All major Canadian exports including energy, autos, agriculture, forest products and machinery-and-equipment collapsed in the latest report. Canadian analysts are shocked by the news.
I sure am not.
For my reason, look at happenings in China, a huge recession in Europe, and even a recession in the US that surprisingly few have even figured out yet.
The Globe and Mail reports Sharp trade slowdown set to wallop GDP
The high dollar and the global slowdown are crushing Canada's trade-dependent economy.
The latest evidence: The country posted the largest trade deficit in July since Statistics Canada began keeping records in 1971.
It wasn't just the scale of the gap - $2.3-billion - that jolted analysts. It's how the economy got there.
Virtually all major exports fell sharply, including energy, autos, agriculture, forest products and machinery-and-equipment. The overall drop was 3.4 per cent, paced by an even larger 5 per cent decline in exports to the U.S. - Canada's largest customer.
At $2.3-billion, the trade deficit narrowly eclipsed the old mark, set in September 2010.
Scotiabank's Mr. Holt said the high dollar is most damaging to U.S.-bound exports, which accounted for 72 per cent of all exports in July.
Currency Issue?
Sorry guys, this is not just a currency issue.
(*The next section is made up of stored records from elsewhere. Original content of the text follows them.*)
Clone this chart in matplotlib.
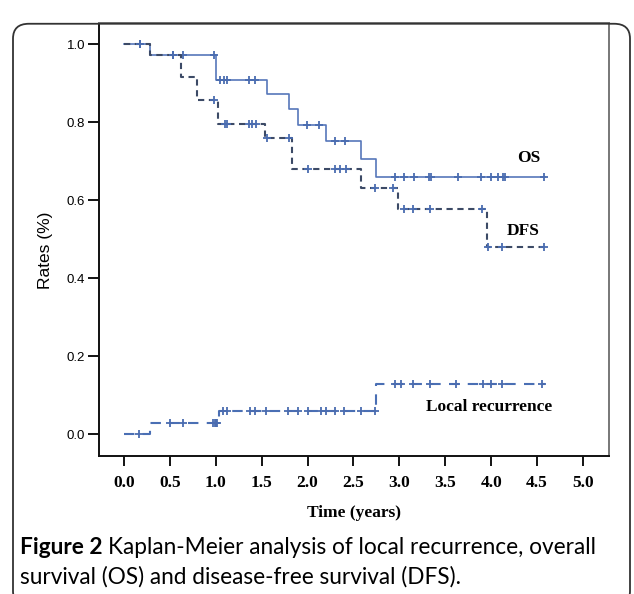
# Kaplan-Meier curves: OS, DFS and local recurrence

import numpy as np
import matplotlib
matplotlib.use('Agg')
import matplotlib.pyplot as plt
from matplotlib.patches import FancyBboxPatch

# Step curves: times of the steps and the level after each step
OS_TIMES = [0.0, 0.28, 1.00, 1.56, 1.80, 1.90, 2.20, 2.58, 2.75, 4.59]
OS_RATES = [1.0, 0.972, 0.908, 0.872, 0.833, 0.792, 0.751, 0.705, 0.659, 0.659]
OS_CENSORED = [0.18, 0.53, 0.64, 0.98, 1.05, 1.09, 1.12, 1.36, 1.43, 1.99, 2.13,
               2.30, 2.41, 2.95, 3.05, 3.16, 3.32, 3.34, 3.64, 3.89, 4.00, 4.07,
               4.13, 4.15, 4.58]

DFS_TIMES = [0.0, 0.28, 0.62, 0.80, 1.02, 1.54, 1.83, 2.58, 2.99, 3.95, 4.59]
DFS_RATES = [1.0, 0.972, 0.915, 0.856, 0.795, 0.759, 0.680, 0.631, 0.577, 0.479, 0.479]
DFS_CENSORED = [0.18, 0.53, 0.98, 1.10, 1.12, 1.36, 1.40, 1.44, 1.56, 1.80, 2.00,
                2.30, 2.35, 2.42, 2.74, 2.93, 3.05, 3.15, 3.33, 3.90, 3.97, 4.12,
                4.57]

LR_TIMES = [0.0, 0.28, 1.04, 2.75, 4.59]
LR_RATES = [0.0, 0.028, 0.059, 0.128, 0.128]
LR_CENSORED = [0.17, 0.50, 0.64, 0.97, 0.99, 1.00, 1.01, 1.08, 1.12, 1.37, 1.43,
               1.55, 1.79, 1.90, 2.00, 2.15, 2.20, 2.30, 2.40, 2.58, 2.74, 2.95,
               3.02, 3.15, 3.33, 3.62, 3.91, 4.00, 4.12, 4.55]

X_TICKS = [0.0, 0.5, 1.0, 1.5, 2.0, 2.5, 3.0, 3.5, 4.0, 4.5, 5.0]
Y_TICKS = [0.0, 0.2, 0.4, 0.6, 0.8, 1.0]

SERIF = 'Liberation Serif'
SANS = 'Liberation Sans'


def level_at(times, rates, t):
    idx = np.searchsorted(times, t, side='right') - 1
    return np.asarray(rates)[idx]


def draw_curve(ax, times, rates, censored, color, ls, lw):
    ax.step(times, rates, where='post', color=color, linestyle=ls, linewidth=lw)
    ax.plot(censored, level_at(times, rates, censored), linestyle='none',
            marker='+', markersize=6, markeredgewidth=1.3, color='#4a6cb0')


fig = plt.figure(figsize=(6.34, 5.94), dpi=100)
ax = fig.add_axes([0.156, 0.2323, 0.8046, 0.729])

draw_curve(ax, OS_TIMES, OS_RATES, OS_CENSORED, '#5677ba', '-', 1.2)
draw_curve(ax, DFS_TIMES, DFS_RATES, DFS_CENSORED, '#3c4a66', (0, (3, 2.2)), 1.5)
draw_curve(ax, LR_TIMES, LR_RATES, LR_CENSORED, '#4a6fb4', (0, (5, 4)), 1.5)

ax.set_xlim(-0.272, 5.283)
ax.set_ylim(-0.056, 1.054)
ax.set_xticks(X_TICKS)
ax.set_xticklabels([f'{v:.1f}' for v in X_TICKS], fontfamily=SERIF,
                   fontweight='bold', fontsize=12.5)
ax.set_yticks(Y_TICKS)
ax.set_yticklabels([f'{v:.1f}' for v in Y_TICKS], fontfamily=SANS, fontsize=9.5)
ax.tick_params(axis='x', direction='out', length=7.5, width=1.3, pad=6)
ax.tick_params(axis='y', direction='out', length=8, width=1.3, pad=2)

for side in ['left', 'bottom']:
    ax.spines[side].set_linewidth(1.4)
    ax.spines[side].set_color('#111111')
for side in ['top', 'right']:
    ax.spines[side].set_linewidth(1.4)
    ax.spines[side].set_color('#777777')

ax.set_xlabel('Time (years)', fontfamily=SERIF, fontweight='bold', fontsize=12.5,
              labelpad=10)
ax.set_ylabel('Rates (%)', fontfamily=SANS, fontsize=12.5)
ax.yaxis.set_label_coords(-0.09, 0.476)

ax.text(4.41, 0.708, 'OS', fontfamily=SERIF, fontweight='bold', fontsize=12.5,
        ha='center', va='center')
ax.text(4.35, 0.52, 'DFS', fontfamily=SERIF, fontweight='bold', fontsize=12.5,
        ha='center', va='center')
ax.text(3.98, 0.069, 'Local recurrence', fontfamily=SERIF, fontweight='bold',
        fontsize=12.5, ha='center', va='center')

# rounded frame around the whole figure
frame = FancyBboxPatch((13 / 634, -0.02), 617 / 634, 0.98, transform=fig.transFigure,
                       boxstyle='round,pad=0,rounding_size=0.025', fill=False,
                       edgecolor='#333333', linewidth=1.3, clip_on=False)
fig.patches.append(frame)

# caption
fig.canvas.draw()
renderer = fig.canvas.get_renderer()
bold = fig.text(20 / 634, 1 - 548 / 594, 'Figure 2', fontfamily='Lato',
                fontweight='bold', fontsize=16.3, va='center')
bb = bold.get_window_extent(renderer)
fig.text((bb.x1 + 5) / 634, 1 - 548 / 594,
         'Kaplan-Meier analysis of local recurrence, overall',
         fontfamily='Lato', fontsize=16.3, va='center')
fig.text(20 / 634, 1 - 577 / 594,
         'survival (OS) and disease-free survival (DFS).',
         fontfamily='Lato', fontsize=16.3, va='center')

fig.savefig('out.png', dpi=100)
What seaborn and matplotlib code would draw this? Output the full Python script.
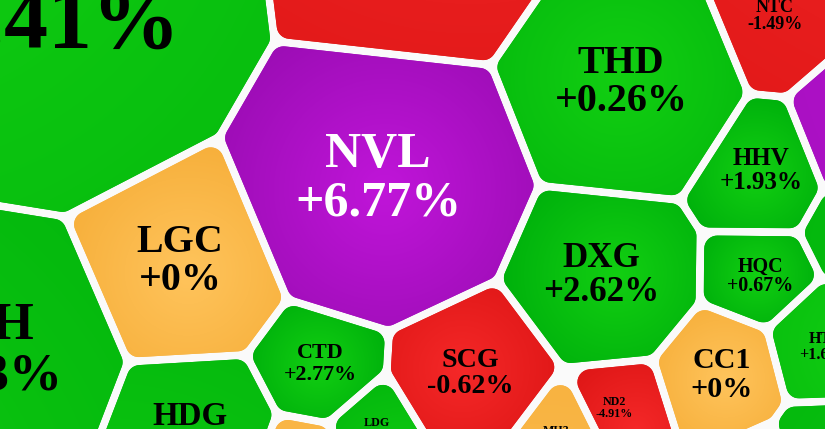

This is a global recession, starting in Europe, continuing in Asia and as of June hitting the US. Few even see the US recession yet, but it is here, and Canada will be on the leading edge of it all.
China Factor
This is not unexpected in this corner, albeit I have for so long predicted the end of the Canadian housing bubble that no one is listening to anything else I have said about Canada.
Those who want to catch up on what is happening in China and how it is guaranteed to affect Canada may consider the following posts.
- By 2015 Hard Commodity Prices Will Collapse; Australia's Mining Boom Dies (and the Official Denials Start)
- Non-Food Commodity Prices Will Collapse Over Next Three to Four Years; Nails in the Hard Landing Coffin?
- Currency Wars, Commodity Prices and Capital Flight; China FDI Contracts 8.7% YoY, 8th Drop in 9 Months
All three of those pieces originate from Michael Pettis at China Financial Markets. What he suggests about China and Australia, I have long-since stated applied to Canada as well.
Those posts are just the start of Canada's problems. Europe is in a massive recession that few saw coming. I commented on that silliness on January 9, 2012 in Dimwit Comment of the Day: Christine Lagarde, IMF Director says "Europe May Avoid a Recession This Year"
Global Recession
Heck, even the vaunted German export machine is falling apart. See Germany in Recession: Private Sector Sees Fastest Falls in Output and New Business Since June 2009; New Export Orders Collapse
In the above post I commented ...
Global Recession Revisited
On July 6, 2012, I wrote Plunging New Orders Suggest Global Recession Has Arrived
Clearly I am not changing that prognosis although I do wish to reiterate the definition of "global recession as per my post Case for US and Global Recession Right Here, Right Now; Recognizing the Limits of Madness; Permabears?
US Recession Factor
On June 21, 2012, I gave 12 Reasons US Recession Has Arrived (Or Will Shortly)
On September 7, I stated a specific belief the US entered recession in June.
For my reasons, please review Household Survey: Number of Employed Declines by 119,000 as Those Not in Labor Force Rises by Spectacular 581,000; Yes, Virginia, It's a Recession
The three people I am aware of sticking with a recession call right now are John Hussman, Lakshman Achuthan at the ECRI, and me.
Indeed, John Hussman announced yesterday in Late-Stage, High-Risk "I continue to believe that the U.S. joined an unfolding global recession, most probably in June of this year."
In Hussman's post he states a belief backdated downward revisions are coming up. I concur with his analysis.
The collapse in the household survey is an indicator as is the collapse in Canadian exports to the US.
Canada Housing Bubble
100% without a doubt, Canada is in the midst of an immense housing bubble. The Canadian bubble outlasted bubbles in China and Australia. Because it did, I get taunts from Canadian readers all the time.
I received one just yesterday. It went something like this "So Mish, where's your Canada Housing Collapse?"
The answer, as always is "I don't know". That said, bubbles pop by definition. Moreover, the longer the bubble lasts, the bigger the implosion.
Australia is in the midst of a big property bubble collapse, a big retail collapse, and a big export mining collapse all at the same time.
Canada will follow suit at some point and given taunts out of the blue, now is as good a time as any.